大学の卒業が寂しいのも「もっとやり込み要素を見つけていたら神ゲーだったのでは?」みたいな未練が残っているからだと思います。

 

馬場歩きだってもっとできたかもしれない。私の視点を180度変える講義があったかもしれない。死ぬほどかっこいい人がいたかもしれない。

 

でも大学生活はハナっから「四年じゃクリアできないゲーム」だったんだと思うしかない、そう思います。

 

そしてそう割り切れるのは多分高校の友人に高校卒業前に、「卒業とかいうて無理くね?早くしたいけどもっと高校で青春したかった感じはある」と愚痴をこぼしたら「そういう未練があるからこそ青春なんじゃない?」と素敵な返しをいただいた経験があるからです。

 

 

たぶん未練が残るものを青春と呼ぶんでしょうね。

 

そういう意味では私の大学生活は思ってるよりもきっと青春なんでしょうね。

 

 

そしてこんな風に自分らしさを増長させられることができたのは自分が文ジャ生だからだと思います。

 

何かを書くとかは得意ではありませんでしたが、ひとつひとつ自分と自分の言葉には真摯に向き合ってきたつもりです。

 

だからこそ動機の言語化なんかが苦手だし、社会の求める人材には程遠い人間になって就活は苦労しましたが。

 

でも自分がなりたい自分に向き合うにはぴったりでした。

 

 

ほんと、文ジャの卒業式と学部全体の卒業式の差がひどくて、学部全体では「寿命が125歳とかに伸びるから60で退職すると人生の半分を消費するだけの人生にすることになる」とか言われたんですよ、いや、その前に死ぬわ〜死んでやる!って私は思いましたね。
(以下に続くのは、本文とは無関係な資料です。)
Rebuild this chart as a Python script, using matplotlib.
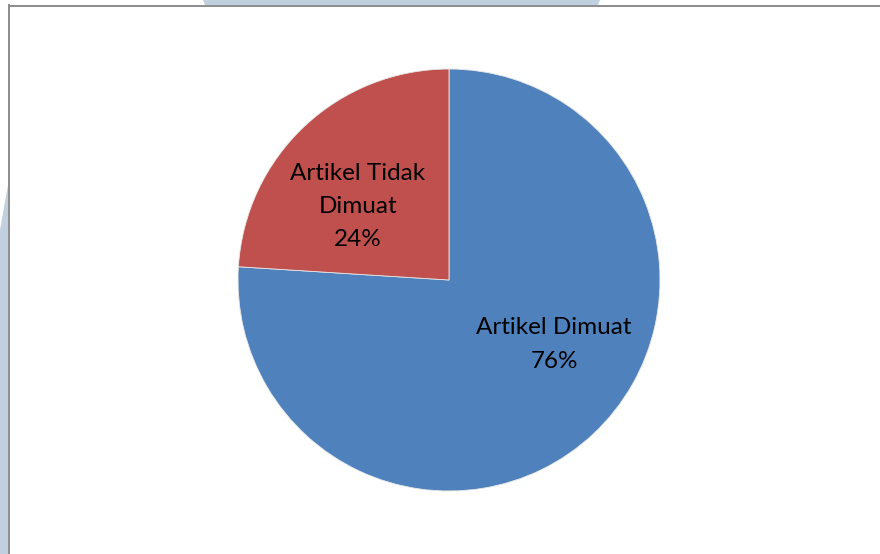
import matplotlib.pyplot as plt
from matplotlib.patches import Polygon
import numpy as np

# data
labels = ['Artikel Dimuat', 'Artikel Tidak\nDimuat']
values = [76, 24]
colors = ['#4F81BD', '#C0504D']
# label placement (fraction of radius, angle in degrees)
label_pos = [(0.585, -31.5), (0.555, 141.0)]

W, H = 880, 554
fig = plt.figure(figsize=(W / 100, H / 100), dpi=100)
fig.patch.set_facecolor('white')

# faint watermark remnants outside the chart frame
wm = '#C0D0DE'
fig.add_artist(Polygon([(203 / W, 1), (600 / W, 1), (598 / W, 1 - 5 / H), (205 / W, 1 - 5 / H)],
                       closed=True, transform=fig.transFigure, color=wm, lw=0))
fig.add_artist(Polygon([(0, 1 - 230 / H), (8 / W, 1 - 185 / H), (8 / W, 0), (0, 0)],
                       closed=True, transform=fig.transFigure, color=wm, lw=0))

# chart frame (only left and top edges are visible)
fig.add_artist(plt.Line2D([8.5 / W, 8.5 / W], [0, 1 - 5 / H], transform=fig.transFigure,
                          color='#8C8C8C', lw=1.4))
fig.add_artist(plt.Line2D([8.5 / W, 1], [1 - 5.5 / H, 1 - 5.5 / H], transform=fig.transFigure,
                          color='#8C8C8C', lw=1.4))

cx, cy, r = 449, 280, 211
ax = fig.add_axes([(cx - r) / W, (H - cy - r) / H, 2 * r / W, 2 * r / H])
wedges, _ = ax.pie(values, colors=colors, startangle=90, counterclock=False,
                   wedgeprops=dict(edgecolor='#E8E8E8', linewidth=0.6))
ax.set_xlim(-1, 1)
ax.set_ylim(-1, 1)
ax.set_aspect('equal')
ax.axis('off')

for lab, v, (d, ang) in zip(labels, values, label_pos):
    a = np.deg2rad(ang)
    ax.text(d * np.cos(a), d * np.sin(a), f'{lab}\n{v}%', ha='center', va='center',
            fontsize=17.5, family='Lato', linespacing=1.72, color='black')

fig.savefig('out.png', dpi=100)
これが目指すべき反骨精神じゃないでしょうか???私が入学してすぐ「いうて早稲田は思ったより普通だな」と思ったのはそういう反骨精神を育てる風潮を感じられなかったからだと納得してしまいました。

 

きっと私、早稲田、それも文ジャに入らず「普通の大学生にならなきゃ」って思っていたらそんな風に思わなかった。

 

でも早稲田に入ったから「普通でたまるか!」と、普通じゃない自分を四年間も放ってやれることができた。

 

それが弊害となって社会に出ることを億劫にしているのはわかるけど、でも、125年も生きていかないといけない人生で自分が自分でいれる期間を4年も伸ばせたってきっと素敵なことだし、社会に出てあまりに社会性のない自分に対して「大学生活普通に送ってればな」と後悔だけはしたくないです。

 

 

 

あとこれだけは言わせてください。

 

 

大学生活最後、いや、人生のモラトリアム最後に轟くんを好きでいられたこと、オタク人生冥利に尽きます。

 

どこをどうとっても私が好きそうでしかないキャラクターで、てかまずもう見た目がありえん好きなのに中身まで期待を裏切らないドンピシャで「????」って感じでした。

 

そんでしかも私の方も自分らしさ全開、若さ全開でいられた時期に好きになって、かっこいい轟くんと若くて可愛い私のたくさんの思い出が残った。

 

完璧に大好きな轟くんと、完璧に可愛い私、そんな素敵な記憶を後生ずっとずっと抱いて生きていける私は本当に幸せ者です。

 

社会に出ても好きでいたいです。

 

大学にいた頃はこれが個性と認めてくれる人がいっぱいいた。

 

社会に出たらでも認めてもらえないかもしれない。

 

だとしても好きでいたいし、そんな風に私を否定する、私の人生を窮屈にする存在よりも私は轟くんを選びたい。

 

どうかこれから先も、

 

若さも可愛らしさも自由も失う私を唯一繫ぎ止める希望でいてください。